De plus, comme les autorités limitent l'accès des journalistes traditionnels à la scène de l'attentat, la source majeure d'information visuelle est le contenu généré par les utilisateurs.

Non seulement les médias traditionnels, mais aussi les autorités elles-mêmes n'ont rien fait contre ce vide d'information. Dans un pays où le président et de nombreux hauts responsables utilisent Twitter, on pourrait s'attendre à ce qu'en situation d'urgence ces canaux servent à fournir de l'information crédible quand elle est particulièrement importante. Il ne fait aucun doute que tout tweet émanant d'une personne à responsabilités comportant une information sur la situation serait re-tweetée des centaines de fois et apporterait plus de certitude et d'équilibre.
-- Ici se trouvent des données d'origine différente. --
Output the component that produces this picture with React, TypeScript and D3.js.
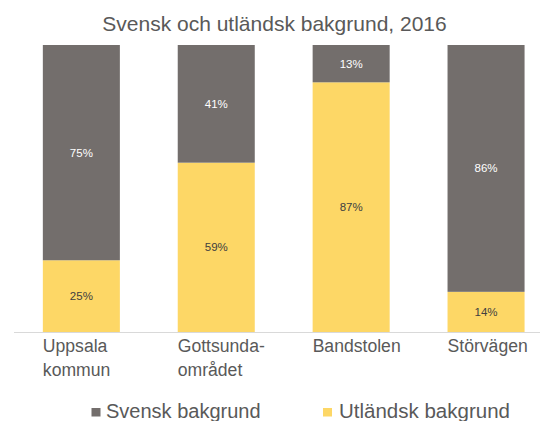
import React from "react";
import * as d3 from "d3";

const categories: string[][] = [["Uppsala", "kommun"], ["Gottsunda-", "området"], ["Bandstolen"], ["Störvägen"]];
const utlandsk = [25, 59, 87, 14];
const svensk = [75, 41, 13, 86];
const seriesNames = ["Svensk bakgrund", "Utländsk bakgrund"];
const title = "Svensk och utländsk bakgrund, 2016";

const W = 540, H = 421;
const GRAY = "#736e6c";
const YELLOW = "#fdd766";
const TEXT = "#595959";
const FONT = "'Liberation Sans', Arial, sans-serif";

export default function App() {
  const x = d3.scaleBand<number>().domain(d3.range(categories.length)).range([13.9, 553.5]).paddingInner(0.429).paddingOuter(0.2145);
  const y = d3.scaleLinear().domain([0, 100]).range([332, 45]);
  return (
    <svg width={W} height={H} style={{ position: "absolute", left: 0, top: 0 }} fontFamily={FONT}>
      <rect width={W} height={H} fill="#fff" />
      <text x={274.5} y={31} textAnchor="middle" fontSize={21} fill={TEXT}>{title}</text>
      {categories.map((c, i) => {
        const x0 = x(i)!;
        const bw = x.bandwidth();
        return (
          <g key={i}>
            <rect x={x0} y={y(utlandsk[i])} width={bw} height={y(0) - y(utlandsk[i])} fill={YELLOW} />
            <rect x={x0} y={y(utlandsk[i] + svensk[i])} width={bw} height={y(utlandsk[i]) - y(utlandsk[i] + svensk[i])} fill={GRAY} />
            <text x={x0 + bw / 2} y={(y(0) + y(utlandsk[i])) / 2} dy="0.35em" textAnchor="middle" fontSize={11.5} fill="#404040">{utlandsk[i]}%</text>
            <text x={x0 + bw / 2} y={(y(utlandsk[i]) + y(100)) / 2} dy="0.35em" textAnchor="middle" fontSize={11.5} fill="#ffffff">{svensk[i]}%</text>
            {c.map((line, j) => (
              <text key={j} x={x0} y={352 + j * 24} fontSize={17.6} fill={TEXT}>{line}</text>
            ))}
          </g>
        );
      })}
      <line x1={14} x2={540} y1={332.5} y2={332.5} stroke="#d9d9d9" strokeWidth={1} />
      <rect x={91.5} y={408} width={9} height={8.5} fill={GRAY} />
      <text x={106} y={418} fontSize={20} fill={TEXT}>{seriesNames[0]}</text>
      <rect x={323} y={408} width={9} height={8.5} fill={YELLOW} />
      <text x={339} y={418} fontSize={20.5} fill={TEXT}>{seriesNames[1]}</text>
    </svg>
  );
}
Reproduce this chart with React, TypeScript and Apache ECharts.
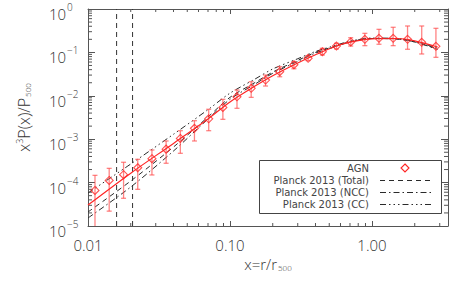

Tandis que tous les Twitteurs gouvernementaux ont ignoré ce canal d'information, le seul Twitteur “officiel” à s'en apercevoir fut @KermlinRussia, le populaire compte bidon du président. Quelques minutes après l'attentat, il mettait fin à son style satirique et se mit à poster de l'information réelle, vérifiée et utile.

A côté des médias tant anciens que nouveaux, et des autorités, le quatrième acteur important, la société, avait influé sur les effets médiatiques observés. Dans un billet ému, angry-ksen décrivait l'ambiance d'apathie régnant parmi la plupart de ses amis moscovites :

Сегодня в Москве произошёл «очередной теракт». Это уже даже не новость. Это меньше, чем новость. Это – само собой, как сугробы зимой, отключенная вода летом, опаздывающие троллейбусы и стервозные продавщицы. Это не новость, потому что это нечто обыденное. Ну, взрыв. А у меня, между прочим, чайник кипит. Или мне, как говорится, чаю не пить? <…>Несколько человек посоветовали мне не смотреть новости, чтобы не портить себе настроение. Ещё несколько сказали, что новости всё равно не смотрят и посему настроение у них постоянно-стабильно великолепное.<…> Меньше умерло сегодня в Домодедово, чем нас уже давно неживых ходит по Москве.

Aujourd'hui s'est produit à Moscou “un nouvel attentat terroriste”. Ce n'est même pas une information. C'est moins qu'une information. C'est quelque chose d'aussi commun que les congères en hiver, l'absence d'eau chaude en été, les trolleybus en retard et les vendeuses impolies. Ce n'est pas une information parce que c'est de la routine. Une bombe, et alors ? D'ailleurs, j'ai la bouilloire qui chauffe. Ou ça m'empêcherait de prendre le thé ? <…> Plusieurs personnes m'ont conseillé aujourd'hui de ne pas regarder les informations pour ne pas me gâcher mon humeur. Certains ont même dit qu'ils ne regardent de toute façon pas les informations et qu'ainsi ils sont toujours d'excellente humeur. <…> Il y a eu aujourd'hui à Domodedovo moins de morts que de morts vivants marchant dans les rues de Moscou.

Anton Nossik conclut sur une note relativement optimiste :

Что же касается телевидения — оно умерло не тогда, когда его бригада опоздала на 2 часа в «Домодедово». Оно умерло, когда захотело за нас решать, что мы хотим смотреть: новости, сериал или «Большую стирку». В 2011 году такие решения принимает зритель.

Concernant la télévision – elle n'est pas morte de ce que son équipe est arrivée avec deux heures de retard à Domodedovo. Elle est morte quand ils ont décidé ce que nous voulons regarder : informations, séries ou “La Grande Lessive” (une émission populaire russe de télé-réalité – G.V.). En 2011, cette décision sera prise par l'audience.